Local economic-development officials are reluctant to take sides.
“Sometimes you may rely more on [government] incentives and worker training and things like that,” said Jeff Edge, who helped negotiate the Siemens deal for the Charlotte Chamber of Commerce. “But if an administration gets in with a philosophy to cut a lot of taxes, people might flock here because the tax rate is lowest.”
“We’re kind of on the receiving end of whatever policy is implemented,” Edge said, “so we have to make it work as best we can.”
Project Cardinal’s a go
As the nation’s second-largest financial center, Charlotte was hit hard by the 2008 banking crisis. The metro region’s jobless rate peaked at 12.8 percent in early 2010. Through the gloom came an e-mail from a lawyer in Detroit: Siemens was considering shutting down a union plant in Hamilton, Ontario, and building a $350 million factory in right-to-work North Carolina.
Project Cardinal — code-named after the state bird — was the biggest expansion of manufacturing in Charlotte since the late 1970s, Edge said, “a once-in-a-quarter-century opportunity.”
It was a dramatic turnaround. Siemens first came to Charlotte in 1997, taking over an aging factory as part of its purchase of Westinghouse Electric’s power generation unit. Siemens laid off 350 people, slashed benefits and considered closing the plant and moving the remaining work to India.
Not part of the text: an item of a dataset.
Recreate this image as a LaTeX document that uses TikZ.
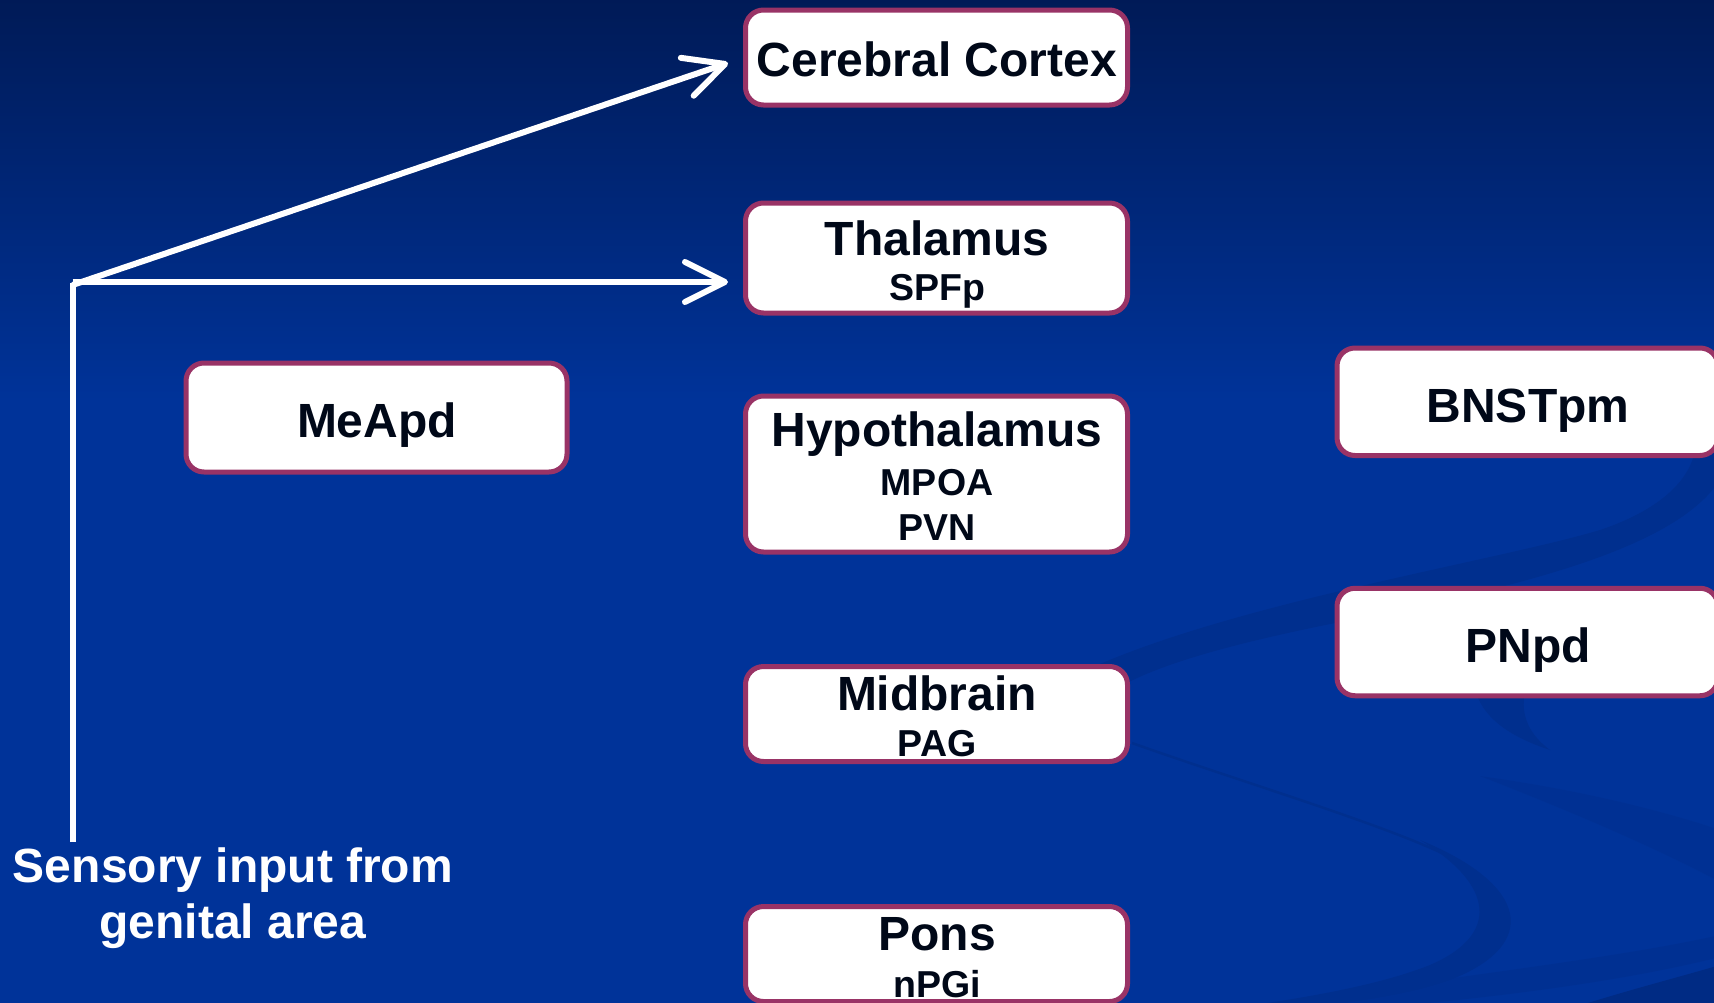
\documentclass[tikz,border=0pt]{standalone}
\usepackage{fontspec}
\setmainfont{Liberation Sans}
\usetikzlibrary{arrows.meta}
\definecolor{bgmain}{HTML}{003399}
\definecolor{bgtop}{HTML}{001A56}
\definecolor{swirl}{HTML}{002F8E}
\definecolor{swirldark}{HTML}{002B84}
\definecolor{boxborder}{HTML}{993366}
\definecolor{txt}{HTML}{000818}
\begin{document}
\begin{tikzpicture}[x=1pt,y=-1pt,
  region/.style={draw=boxborder, line width=5pt, fill=white, rounded corners=18pt, inner sep=0pt},
  bigtext/.style={text=txt, font=\fontsize{48}{56}\selectfont\bfseries, anchor=base, inner sep=0pt},
  smalltext/.style={text=txt, font=\fontsize{37.5}{44}\selectfont\bfseries, anchor=base, inner sep=0pt},
  whitetext/.style={text=white, font=\fontsize{48}{56}\selectfont\bfseries, anchor=base, inner sep=0pt},
  wline/.style={draw=white, line width=6pt},
  openarrow/.style={-{Straight Barb[length=40pt,width=40pt,line cap=round,line join=round]}}]
\useasboundingbox (0,0) rectangle (1714,1002);
% background
\fill[bgmain] (-6,-6) rectangle (1720,1008);
\shade[top color=bgtop, bottom color=bgmain] (-6,-6) rectangle (1720,400);
% faint swirl
\fill[swirl] (1100,664) .. controls (1250,600) and (1500,560) .. (1600,530) .. controls (1660,510) and (1690,480) .. (1695,450) -- (1720,450) -- (1720,480) .. controls (1680,540) and (1560,580) .. (1340,622) .. controls (1250,640) and (1170,660) .. (1125,684) -- cycle;
\draw[swirl, line width=2.5pt] (1132,743) .. controls (1250,785) and (1420,835) .. (1470,868);
\fill[swirl] (1420,840) .. controls (1530,885) and (1540,945) .. (1450,980) .. controls (1400,998) and (1330,1005) .. (1260,1012) -- (1200,1012) .. controls (1300,1000) and (1380,985) .. (1430,965) .. controls (1500,935) and (1495,885) .. (1420,840) -- cycle;
\fill[swirl] (1478,698) .. controls (1490,725) and (1520,740) .. (1550,750) .. controls (1530,735) and (1522,718) .. (1524,698) -- cycle;
\fill[swirl, opacity=.5] (1480,776) .. controls (1580,790) and (1660,810) .. (1720,830) -- (1720,882) .. controls (1660,850) and (1580,815) .. (1480,776) -- cycle;
\fill[swirl, opacity=.6] (1230,1012) .. controls (1400,982) and (1600,962) .. (1720,935) -- (1720,957) .. controls (1600,987) and (1450,1002) .. (1330,1012) -- cycle;
\fill[swirldark] (1560,1012) .. controls (1620,992) and (1680,977) .. (1720,965) -- (1720,1012) -- cycle;

% boxes
\node[region, minimum width=382pt, minimum height=95pt] (cortex) at (936.5,57.5) {};
\node[region, minimum width=382pt, minimum height=110pt] (thal) at (936.5,258) {};
\node[region, minimum width=382pt, minimum height=156pt] (hypo) at (936.5,474) {};
\node[region, minimum width=382pt, minimum height=95pt] (mid) at (936.5,714) {};
\node[region, minimum width=382pt, minimum height=95pt] (pons) at (936.5,954) {};
\node[region, minimum width=381pt, minimum height=109pt] (meapd) at (376.5,417.5) {};
\node[region, minimum width=381pt, minimum height=107.5pt] (bnst) at (1527.5,401.75) {};
\node[region, minimum width=381pt, minimum height=107.5pt] (pnpd) at (1527.5,642) {};

% texts
\node[bigtext] (cortexT) at (937,76) {Cerebral Cortex};
\node[bigtext] (thalT) at (937,255) {Thalamus};
\node[smalltext] (thalS) at (937,300) {SPFp};
\node[bigtext] (hypoT) at (937,446) {Hypothalamus};
\node[smalltext] (hypoS1) at (937,495) {MPOA};
\node[smalltext] (hypoS2) at (937,540) {PVN};
\node[bigtext] (midT) at (937,710) {Midbrain};
\node[smalltext] (midS) at (937,756.5) {PAG};
\node[bigtext] (ponsT) at (937,950) {Pons};
\node[smalltext] (ponsS) at (937,997) {nPGi};
\node[bigtext] (meapdT) at (377,437) {MeApd};
\node[bigtext] (bnstT) at (1528,422) {BNSTpm};
\node[bigtext] (pnpdT) at (1528,662) {PNpd};
\node[whitetext] (sens1) at (233,882) {Sensory input from};
\node[whitetext] (sens2) at (233,938) {genital area};

% connectors
\coordinate (base) at (72.5,842);
\coordinate (corner) at (72.5,282);
\coordinate (thaltip) at (728,282);
\coordinate (cortip) at (728,63);
\draw[wline] (base) -- ([yshift=-1pt]corner);
\draw[wline, openarrow] (corner) -- (thaltip);
\draw[wline, openarrow] ([yshift=-3pt]corner) -- (cortip);
\end{tikzpicture}
\end{document}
Instead, it brought in a new manager, Mark Pringle, an old hand from Westinghouse. By introducing “lean manufacturing” techniques and asking workers to identify unnecessary steps, Pringle said that he cut the cost of building a generator by more than 30 percent without eliminating jobs or squeezing compensation.
In the meantime, Siemens came to see the United States as a promising market for the gas turbines it was making in Germany and China. A third of the nation’s coal-fired power plants are more than 50 years old, and many are being replaced by natural gas. North Carolina’s Duke Energy would be a big customer.
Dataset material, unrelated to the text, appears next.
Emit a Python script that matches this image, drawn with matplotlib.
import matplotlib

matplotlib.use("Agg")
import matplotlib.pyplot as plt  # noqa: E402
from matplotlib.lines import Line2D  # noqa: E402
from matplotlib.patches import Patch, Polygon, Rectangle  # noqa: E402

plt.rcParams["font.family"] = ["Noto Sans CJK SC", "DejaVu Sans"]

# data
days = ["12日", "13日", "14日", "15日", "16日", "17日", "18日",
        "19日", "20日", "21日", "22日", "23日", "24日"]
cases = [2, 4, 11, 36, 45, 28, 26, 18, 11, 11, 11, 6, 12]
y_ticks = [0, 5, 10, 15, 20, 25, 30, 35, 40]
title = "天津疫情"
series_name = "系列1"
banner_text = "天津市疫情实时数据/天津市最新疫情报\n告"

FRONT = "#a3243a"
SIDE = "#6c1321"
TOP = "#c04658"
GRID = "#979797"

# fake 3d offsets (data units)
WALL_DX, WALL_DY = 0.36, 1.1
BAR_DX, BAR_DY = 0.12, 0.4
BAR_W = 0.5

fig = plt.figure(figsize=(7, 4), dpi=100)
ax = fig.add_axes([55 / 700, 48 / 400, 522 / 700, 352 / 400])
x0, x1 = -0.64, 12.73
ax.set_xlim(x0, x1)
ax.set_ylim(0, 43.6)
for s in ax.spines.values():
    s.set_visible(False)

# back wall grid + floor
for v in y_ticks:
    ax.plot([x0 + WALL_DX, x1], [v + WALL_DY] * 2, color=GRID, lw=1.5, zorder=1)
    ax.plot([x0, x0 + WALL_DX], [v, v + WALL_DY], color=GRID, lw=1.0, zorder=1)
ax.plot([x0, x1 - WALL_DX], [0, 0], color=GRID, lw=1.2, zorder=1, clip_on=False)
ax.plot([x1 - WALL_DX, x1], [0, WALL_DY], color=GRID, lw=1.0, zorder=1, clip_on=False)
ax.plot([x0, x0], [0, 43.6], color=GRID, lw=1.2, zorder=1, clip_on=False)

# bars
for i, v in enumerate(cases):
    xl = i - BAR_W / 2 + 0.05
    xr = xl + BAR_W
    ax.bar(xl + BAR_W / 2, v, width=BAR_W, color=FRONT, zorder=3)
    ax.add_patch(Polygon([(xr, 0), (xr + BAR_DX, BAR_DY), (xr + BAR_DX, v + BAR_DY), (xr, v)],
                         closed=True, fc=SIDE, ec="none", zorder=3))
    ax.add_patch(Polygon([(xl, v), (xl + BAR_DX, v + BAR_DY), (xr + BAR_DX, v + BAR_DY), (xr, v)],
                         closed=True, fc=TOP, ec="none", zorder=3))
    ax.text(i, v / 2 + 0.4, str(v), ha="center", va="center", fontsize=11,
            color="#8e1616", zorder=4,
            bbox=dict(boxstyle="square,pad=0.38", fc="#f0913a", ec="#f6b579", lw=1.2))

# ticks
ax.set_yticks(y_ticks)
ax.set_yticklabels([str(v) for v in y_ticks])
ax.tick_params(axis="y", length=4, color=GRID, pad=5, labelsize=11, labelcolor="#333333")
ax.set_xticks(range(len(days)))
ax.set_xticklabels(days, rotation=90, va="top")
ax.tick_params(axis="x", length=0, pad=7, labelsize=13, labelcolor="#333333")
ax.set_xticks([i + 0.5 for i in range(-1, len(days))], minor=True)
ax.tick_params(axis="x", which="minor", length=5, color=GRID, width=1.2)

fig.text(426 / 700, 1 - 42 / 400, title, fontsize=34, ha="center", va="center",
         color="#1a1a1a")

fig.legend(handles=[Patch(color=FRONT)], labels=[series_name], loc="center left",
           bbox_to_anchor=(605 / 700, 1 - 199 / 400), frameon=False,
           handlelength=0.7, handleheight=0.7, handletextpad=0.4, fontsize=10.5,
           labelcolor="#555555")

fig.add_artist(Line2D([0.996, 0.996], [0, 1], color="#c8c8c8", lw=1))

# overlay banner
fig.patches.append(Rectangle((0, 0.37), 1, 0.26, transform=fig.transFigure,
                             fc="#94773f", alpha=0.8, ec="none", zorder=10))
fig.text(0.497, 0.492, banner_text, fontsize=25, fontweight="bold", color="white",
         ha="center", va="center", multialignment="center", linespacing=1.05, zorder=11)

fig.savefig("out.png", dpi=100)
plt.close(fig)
Charlotte had other advantages. The state-funded Central Piedmont Community College added a mechatronics program aimed at producing a stream of technical workers. Duke Energy helped finance an energy program within the engineering school at the University of North Carolina at Charlotte, to which Siemens contributed $4 million.
State and local officials kicked in millions of dollars in tax rebates to land Project Cardinal. The state also offered $3 million to provide customized training to workers at the new plant.
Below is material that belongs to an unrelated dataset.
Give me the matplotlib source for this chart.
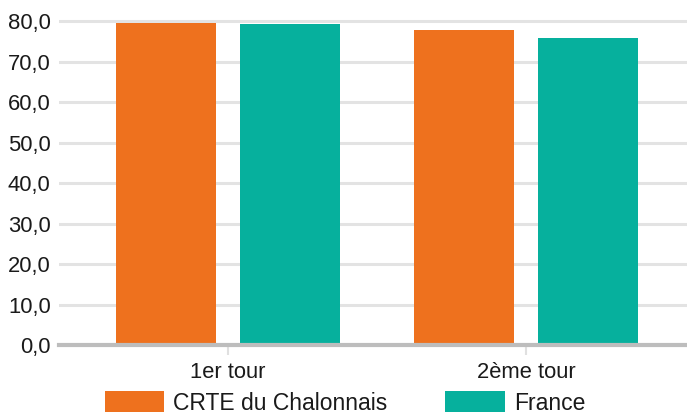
import matplotlib.pyplot as plt
import numpy as np

plt.rcParams['font.family'] = ['Liberation Sans', 'DejaVu Sans']

categories = ["1er tour", "2ème tour"]
series_names = ["CRTE du Chalonnais", "France"]
crte = [79.6, 77.9]
france = [79.3, 75.9]
colors = ["#EE711E", "#06B09D"]
yticks = [0, 10, 20, 30, 40, 50, 60, 70, 80]

W, H = 687, 416
fig = plt.figure(figsize=(W / 100, H / 100), dpi=100)
# axes placed in pixel units
left, right, bottom_px, top_px = 59, 687, 345, 19.3
ax = fig.add_axes([left / W, (H - bottom_px) / H, (right - left) / W, (bottom_px - top_px) / H])

x = np.arange(len(categories))
bw = 0.336
off = 0.208
ax.bar(x - off, crte, bw, color=colors[0], label=series_names[0], zorder=3)
ax.bar(x + off, france, bw, color=colors[1], label=series_names[1], zorder=3)

ax.set_xlim(-0.567, 1.54)
ax.set_ylim(0, 80.5)
ax.set_yticks(yticks)
ax.set_yticklabels([f"{v:.1f}".replace(".", ",") for v in yticks])
ax.set_xticks(x)
ax.set_xticklabels(categories)

ax.grid(axis='y', color='#e3e3e3', linewidth=2.2, zorder=0)
for s in ['top', 'right', 'left']:
    ax.spines[s].set_visible(False)
ax.spines['bottom'].set_color('#bdbdbd')
ax.spines['bottom'].set_linewidth(3)
ax.spines['bottom'].set_zorder(4)

ax.tick_params(axis='y', length=0, pad=6, labelsize=15.8, labelcolor='#1a1a1a')
ax.tick_params(axis='x', length=7, width=1.5, color='#e0e0e0', pad=5, labelsize=15.8, labelcolor='#1a1a1a')

fig.legend(loc='center', bbox_to_anchor=(0.502, (H - 403) / H), ncol=2, frameon=False,
           fontsize=16.5, handlelength=2.6, handleheight=1.0, handletextpad=0.4,
           columnspacing=2.5, labelcolor='#1a1a1a')

fig.savefig("out.png", dpi=100)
More than 9,000 people applied for the jobs; 4,700 were evaluated at state expense, starting with a career readiness test that measured math and reading skills. Those who needed extra help were offered free classes at the community college.
Crane operator Harley Alwran, 35, was among the hires. After working on contract most of his career, Alwran was grateful to settle into a steady job with full benefits, including a Christmas bonus.
“I’ve never had paid vacations, holidays off or a company willing to put my whole family on health insurance in my life,” he said during a recent break.
With the plant fully staffed, Siemens is taking advantage of Charlotte’s revamped education system to build a pipeline of workers for the future. Estevan Torres, 18, once had plans to become a dentist. But a high school counselor steered him toward a three-year apprenticeship at Siemens, which is paying him $9 an hour and financing his two-year degree at Central Piedmont.
For Spiegel, the Siemens chief executive, job creation is not as complicated as rocket science but it does require a public commitment.
“If you read all the studies about what it’s going to take for the U.S. to grow, it’s really about two things,” he said. “Modernizing the infrastructure and retooling the education system. Those are the two big keys to creating more-productive, higher-paying jobs.”